Dialogue comes from a different root: dia and logos. It's about seeing more broadly through the exchange of words. Dialogue has a flow to it, where views are fluid rather than solid. Ideas are played with, picked up and dropped quickly as the words move through. It is divergent, resulting in an expansion of possibilities and an enhancement of connection.

That is not to say that discussion is inferior or useless. In fact it is critical for making decisions, which does have to happen in the real world. What is most important is that the interacting group of people have a sense of when they are in discussion and when they are in dialogue. It is easy to slip from dialogue to discussion. This will happen when people start to get attached to particular views and start trying to defend them. Vigilence can keep the flow open when the group is supposed to be engaged in dialogue. And then the shift to discussion can be more deliberate when a decision needs to be made.

This is my first practical glimpse at how group dynamics really works, and how it might actually be applied in real groups. Sure, I've had ad hoc training in how to run meetings and how to keep fiesty groups of people settled on one task. But this book makes it a lot more systematic. It's like discovering science after a decade of messing around with a chemistry set in the basement.

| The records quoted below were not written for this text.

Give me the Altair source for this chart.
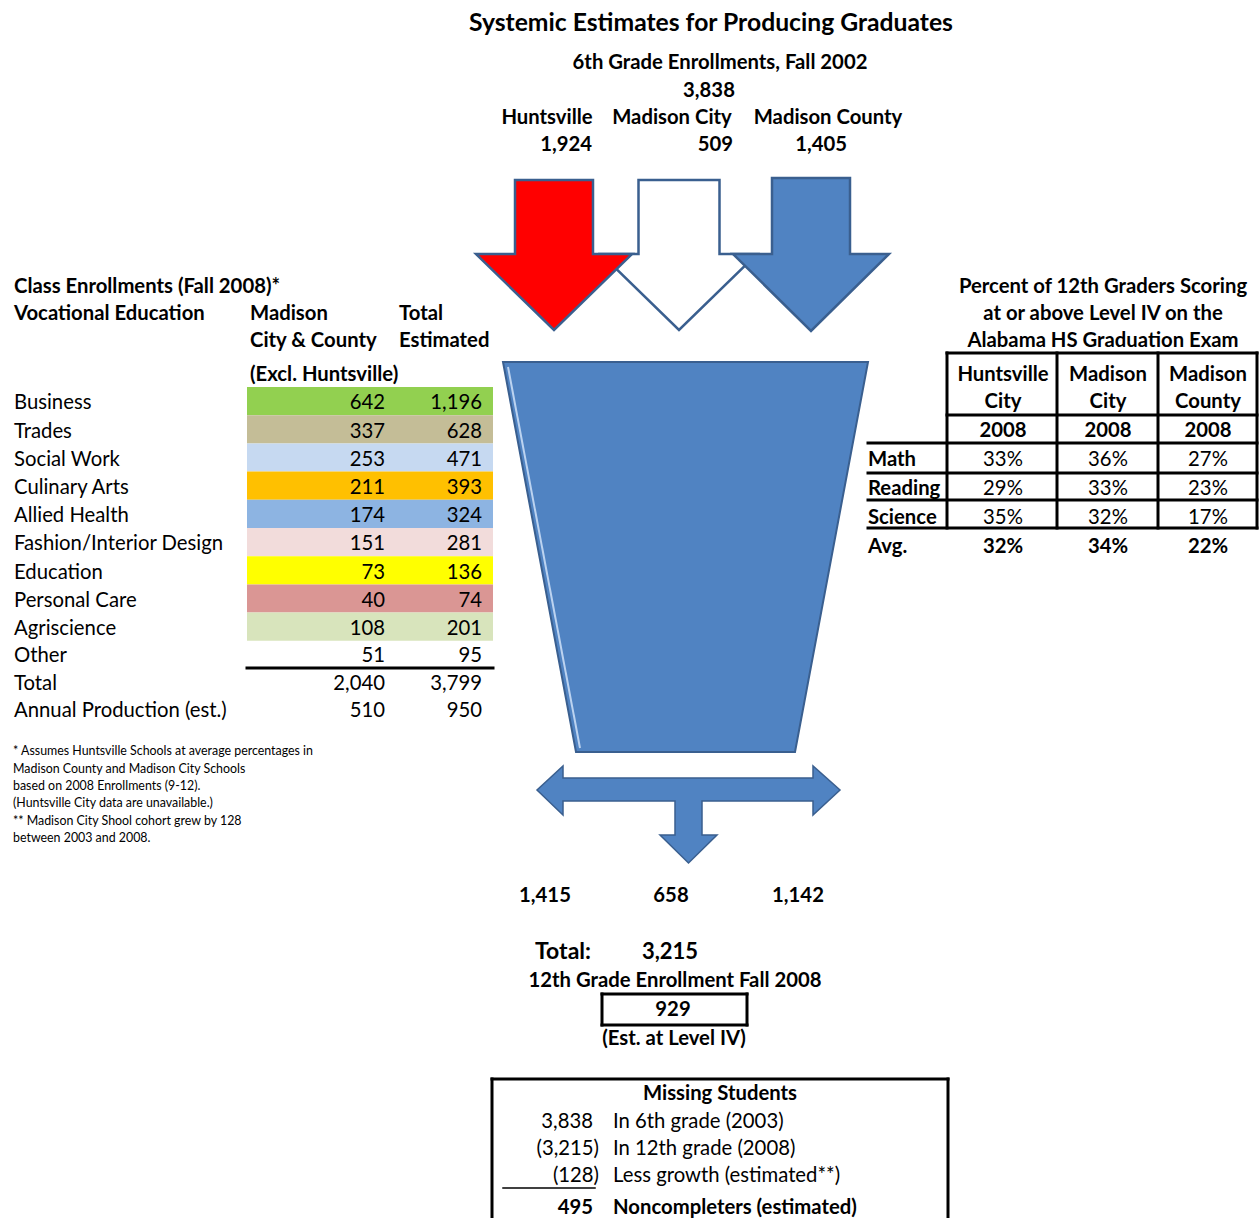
import altair as alt
import pandas as pd

FONT = "Lato"
W, H = 1259, 1218

# ---------------- data ----------------
chart_title = "Systemic Estimates for Producing Graduates"
districts = ["Huntsville", "Madison City", "Madison County"]
grade6_fall2002 = [1924, 509, 1405]
grade6_total = 3838
grade12_fall2008 = [1415, 658, 1142]
grade12_total = 3215
est_level4 = 929

voc_programs = ["Business", "Trades", "Social Work", "Culinary Arts", "Allied Health",
                "Fashion/Interior Design", "Education", "Personal Care", "Agriscience", "Other"]
voc_madison = [642, 337, 253, 211, 174, 151, 73, 40, 108, 51]
voc_total_est = [1196, 628, 471, 393, 324, 281, 136, 74, 201, 95]
voc_colors = ["#92D050", "#C4BD97", "#C6D9F1", "#FFC000", "#8DB4E2",
              "#F2DCDB", "#FFFF00", "#DA9694", "#D8E4BC", None]
voc_sum = [2040, 3799]
voc_annual = [510, 950]

exam_heads = [("Huntsville", "City"), ("Madison", "City"), ("Madison", "County")]
exam_year = "2008"
exam_subjects = ["Math", "Reading", "Science"]
exam_pct = [[33, 29, 35], [36, 33, 32], [27, 23, 17]]  # per district, per subject
exam_avg = [32, 34, 22]

missing_values = [3838, -3215, -128, 495]
missing_labels = ["In 6th grade (2003)", "In 12th grade (2008)",
                  "Less growth (estimated**)", "Noncompleters (estimated)"]

footnotes = ["* Assumes Huntsville Schools at average percentages in",
             "Madison County and Madison City Schools",
             "based on 2008 Enrollments (9-12).",
             "(Huntsville City data are unavailable.)",
             "** Madison City Shool cohort grew by 128",
             "between 2003 and 2008."]

# ---------------- scales ----------------
xs = alt.Scale(domain=[0, W], nice=False, zero=False)
ys = alt.Scale(domain=[0, H], reverse=True, nice=False, zero=False)
STROKE = "#3A5F8F"
BLUE = "#5083C2"

BS = 20.3   # bold text size
RS = 20.3   # regular text size
DY = 1.2    # small vertical nudge for all text

# ---------------- texts ----------------
texts = []


def T(x, y, s, size=BS, bold=False, align="left"):
    texts.append({"x": x, "y": y + DY, "text": s, "size": size, "bold": bold, "align": align})


T(711, 23, chart_title, 24.7, True, "center")
T(720, 62, "6th Grade Enrollments, Fall 2002", BS, True, "center")
T(709, 90, f"{grade6_total:,}", BS, True, "center")
for cx, name in zip([547, 672, 828], districts):
    T(cx, 117, name, BS, True, "center")
for rx, v in zip([592, 733, 847], grade6_fall2002):
    T(rx, 144, f"{v:,}", BS, True, "right")

# left table
T(14, 286, "Class Enrollments (Fall 2008)*", BS, True)
T(14, 313, "Vocational Education", BS, True)
T(250, 313, "Madison", BS, True)
T(250, 340, "City & County", BS, True)
T(250, 374, "(Excl. Huntsville)", BS, True)
T(399, 313, "Total", BS, True)
T(399, 340, "Estimated", BS, True)

band_top, band_h = 387, 28.2
rects = []
row_y = []
for i in range(len(voc_programs)):
    if i < 9:
        y0 = band_top + band_h * i
        yc = y0 + band_h / 2 + 1.0
    else:
        yc = 655
    row_y.append(yc)
    if voc_colors[i]:
        rects.append({"x": 247, "x2": 493, "y": y0, "y2": y0 + band_h, "fill": voc_colors[i]})
for i, name in enumerate(voc_programs):
    T(14, row_y[i], name, RS)
    T(385, row_y[i], f"{voc_madison[i]:,}", RS, False, "right")
    T(482, row_y[i], f"{voc_total_est[i]:,}", RS, False, "right")
T(14, 683, "Total", RS)
T(385, 683, f"{voc_sum[0]:,}", RS, False, "right")
T(482, 683, f"{voc_sum[1]:,}", RS, False, "right")
T(14, 710, "Annual Production (est.)", RS)
T(385, 710, f"{voc_annual[0]:,}", RS, False, "right")
T(482, 710, f"{voc_annual[1]:,}", RS, False, "right")

for i, line in enumerate(footnotes):
    T(13, 750 + 17.4 * i, line, 12.4)

# right table
T(1103, 286, "Percent of 12th Graders Scoring", BS, True, "center")
T(1103, 313, "at or above Level IV on the", BS, True, "center")
T(1103, 340, "Alabama HS Graduation Exam", BS, True, "center")
col_c = [1003, 1108, 1208]
for cx, (a, b) in zip(col_c, exam_heads):
    T(cx, 374, a, BS, True, "center")
    T(cx, 401, b, BS, True, "center")
    T(cx, 430, exam_year, BS, True, "center")
subj_y = [459, 488, 517]
for j, s in enumerate(exam_subjects):
    T(868, subj_y[j], s, BS, True)
    for k, cx in enumerate(col_c):
        T(cx, subj_y[j], f"{exam_pct[k][j]}%", RS, False, "center")
T(868, 546, "Avg.", BS, True)
for k, cx in enumerate(col_c):
    T(cx, 546, f"{exam_avg[k]}%", BS, True, "center")

# bottom
for cx, v in zip([545, 671, 798], grade12_fall2008):
    T(cx, 895, f"{v:,}", BS, True, "center")
T(563, 951, "Total:", 23, True, "center")
T(670, 951, f"{grade12_total:,}", 22, True, "center")
T(675, 980, "12th Grade Enrollment Fall 2008", BS, True, "center")
T(673, 1009, f"{est_level4:,}", BS, True, "center")
T(674, 1038, "(Est. at Level IV)", BS, True, "center")
T(720, 1093, "Missing Students", BS, True, "center")
miss_y = [1121, 1148, 1175, 1207]
for i, (v, lab) in enumerate(zip(missing_values, missing_labels)):
    bold = i == 3
    if v < 0:
        T(599, miss_y[i], f"({-v:,})", RS, bold, "right")
    else:
        T(593, miss_y[i], f"{v:,}", RS, bold, "right")
    T(613, miss_y[i], lab, RS, bold)

tdf = pd.DataFrame(texts)

# ---------------- lines ----------------
rules = []


def R(x, y, x2, y2, w=3, c="black"):
    rules.append({"x": x, "y": y, "x2": x2, "y2": y2, "w": w, "c": c})


R(247, 668, 493, 668, 3)
# right table grid
R(947, 353, 1257, 353)
R(947, 415, 1257, 415)
for yy in [443, 473, 500, 528]:
    R(868, yy, 1257, yy)
for xx in [947, 1057, 1158, 1257]:
    R(xx, 353, xx, 528)
# 929 box
R(602, 994, 747, 994)
R(602, 1025, 747, 1025)
R(602, 994, 602, 1025)
R(747, 994, 747, 1025)
# missing box
R(492, 1079, 948, 1079)
R(492, 1079, 492, 1220)
R(948, 1079, 948, 1220)
R(503, 1188, 595, 1188, 1.5)
rdf = pd.DataFrame(rules)


def X(f="x"):
    return alt.X(f"{f}:Q", scale=xs, axis=None)


def Y(f="y"):
    return alt.Y(f"{f}:Q", scale=ys, axis=None)


def poly(pts, fill, stroke=STROKE, sw=2.5):
    pts = list(pts) + [pts[0], pts[1]]
    df = pd.DataFrame([{"x": x, "y": y, "o": i} for i, (x, y) in enumerate(pts)])
    return alt.Chart(df).mark_line(fill=fill, stroke=stroke, strokeWidth=sw, strokeJoin="miter",
                                   interpolate="linear-closed").encode(
        x=X("x"), y=Y("y"), order="o:Q")


def down_arrow(cx, sw, hw, top, base, tip):
    return [(cx - sw, top), (cx + sw, top), (cx + sw, base), (cx + hw, base), (cx, tip),
            (cx - hw, base), (cx - sw, base)]


rect_layer = alt.Chart(pd.DataFrame(rects)).mark_rect().encode(
    x=X("x"), x2="x2:Q", y=Y("y"), y2="y2:Q", fill=alt.Fill("fill:N", scale=None))

rule_layer = alt.Chart(rdf).mark_rule(strokeCap="square").encode(
    x=X("x"), x2="x2:Q", y=Y("y"), y2="y2:Q",
    strokeWidth=alt.StrokeWidth("w:Q", scale=None), color=alt.Color("c:N", scale=None))

white_arrow = poly(down_arrow(679, 40.5, 78, 180, 254, 330), "white")
red_arrow = poly(down_arrow(554, 39, 78, 180, 254, 330), "#FF0000")
blue_arrow = poly(down_arrow(811, 39, 78, 178, 254, 331), BLUE)
funnel = poly([(503, 362), (868, 362), (795, 752), (576, 752)], BLUE, STROKE, 2)
highlight = alt.Chart(pd.DataFrame([{"x": 508, "y": 367, "x2": 580, "y2": 748}])).mark_rule(
    color="#BCD3F0", strokeWidth=2).encode(x=X("x"), x2="x2:Q", y=Y("y"), y2="y2:Q")

t_arrow = poly([(537, 790), (563, 766), (563, 778), (813, 778), (813, 766), (840, 790),
                (813, 815), (813, 801), (702, 801), (702, 835), (717, 835), (688.5, 863),
                (660, 835), (675, 835), (675, 801), (563, 801), (563, 815)], BLUE, STROKE, 1.5)

text_layers = []
for bold in [False, True]:
    for align in ["left", "center", "right"]:
        sub = tdf[(tdf["bold"] == bold) & (tdf["align"] == align)]
        if len(sub) == 0:
            continue
        text_layers.append(
            alt.Chart(sub).mark_text(align=align, baseline="middle", font=FONT,
                                     fontWeight="bold" if bold else "normal", color="black").encode(
                x=X("x"), y=Y("y"), text="text:N", size=alt.Size("size:Q", scale=None)))

chart = alt.layer(
    rect_layer, rule_layer, white_arrow, red_arrow, blue_arrow, funnel, highlight,
    t_arrow, *text_layers
).properties(
    width=W, height=H, autosize=alt.AutoSizeParams(type="none"), padding=0, background="white"
).configure_view(stroke=None)

chart.save("out.html", embed_options={"renderer": "svg", "actions": False})
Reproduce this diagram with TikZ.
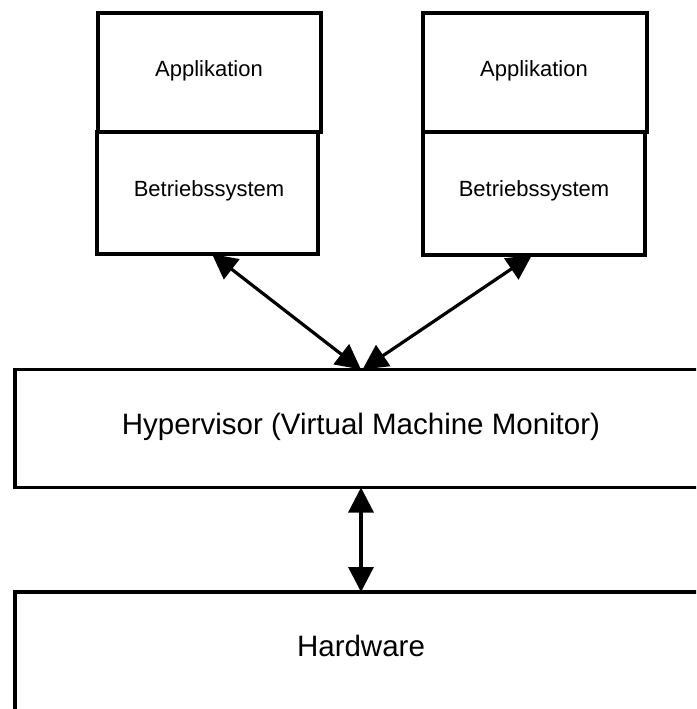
\documentclass[tikz,border=0pt]{standalone}
\usepackage{fontspec}
\setmainfont{Liberation Sans}
\usetikzlibrary{arrows.meta}

\tikzset{
  layer/.style={draw, line width=3.2pt, inner sep=0pt, outer sep=0pt, fill=white},
  smalltext/.style={anchor=base, inner sep=0pt, font=\fontsize{22}{26}\selectfont},
  bigtext/.style={anchor=base, inner sep=0pt, font=\fontsize{29.5}{34}\selectfont},
  link/.style={line width=3.2pt, {Triangle[length=25pt,width=25pt]}-{Triangle[length=25pt,width=25pt]}}
}

\begin{document}
\begin{tikzpicture}[x=1pt, y=-1pt]
  \useasboundingbox (0,0) rectangle (696,709);
  \fill[white] (0,0) rectangle (696,709);
  \clip (0,0) rectangle (696,709);

  % guest stacks
  \node[layer, minimum width=223pt, minimum height=119pt] (app1) at (209.5,72.5) {};
  \node[layer, minimum width=221pt, minimum height=122pt] (os1)  at (207.5,193) {};
  \node[layer, minimum width=224pt, minimum height=119pt] (app2) at (535,72.5) {};
  \node[layer, minimum width=222pt, minimum height=123pt] (os2)  at (534,193.5) {};
  \draw[line width=3.2pt] (app1.south west) -- (app1.south east);
  \draw[line width=3.2pt] (app2.south west) -- (app2.south east);

  % hypervisor and hardware
  \node[layer, minimum width=692pt, minimum height=118pt] (hyp) at (361,428.5) {};
  \node[layer, minimum width=692pt, minimum height=150pt] (hw)  at (361,667) {};

  % labels
  \node[smalltext] (t-app1) at (209,76) {Applikation};
  \node[smalltext] (t-os1)  at (209,196.5) {Betriebssystem};
  \node[smalltext] (t-app2) at (534,76) {Applikation};
  \node[smalltext] (t-os2)  at (534,196.5) {Betriebssystem};
  \node[bigtext]   (t-hyp)  at (361,434) {Hypervisor (Virtual Machine Monitor)};
  \node[bigtext]   (t-hw)   at (361,656) {Hardware};

  % connections
  \draw[link] ([xshift=4.5pt]os1.south) -- ([xshift=0pt]hyp.north);
  \draw[link] ([xshift=-2pt]os2.south) -- ([xshift=1.5pt]hyp.north);
  \draw[link] (hyp.south) -- (hw.north);
\end{tikzpicture}
\end{document}
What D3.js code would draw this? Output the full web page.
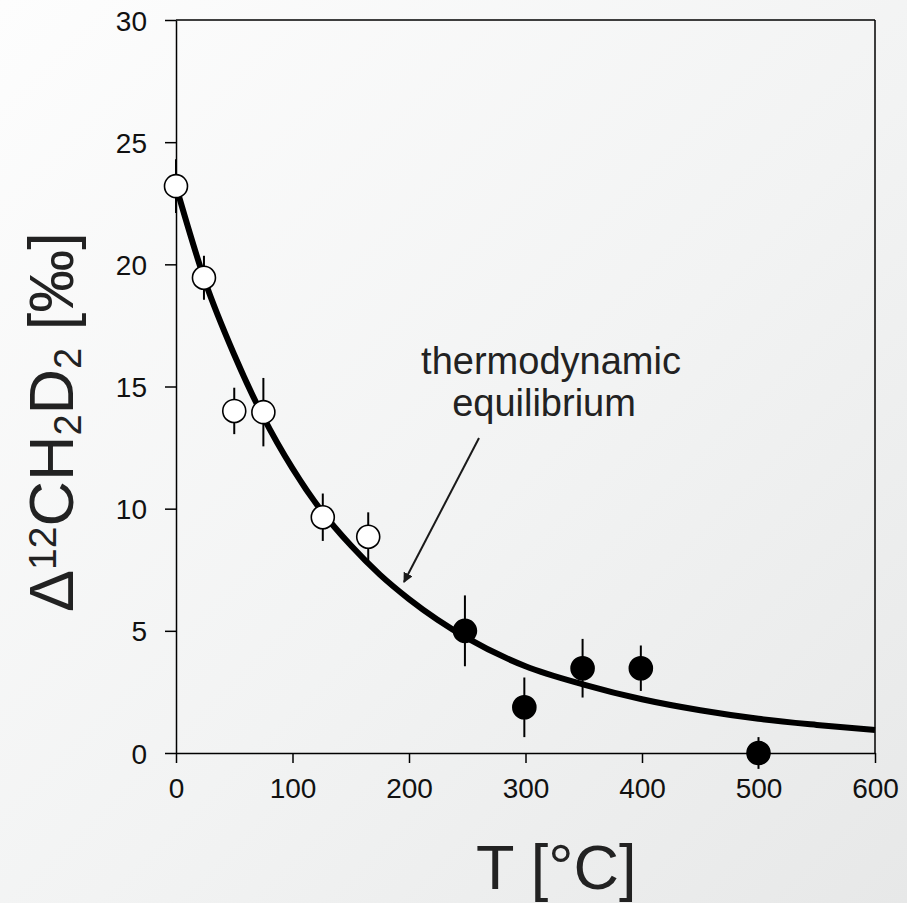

Human groups are systems, just like anthills, crystals, ecosytems, and the economy. They may be unpredictable at times, but they are not random. There are tools that can help us understand and manage what is going on. And there is a considerable portion of art mixed in with the science, and emotion mixed in with the logic/theory.

We are reading this book for a course in management. I am finding it interesting, and quite challenging. It draws on very different sources than my formal training in science.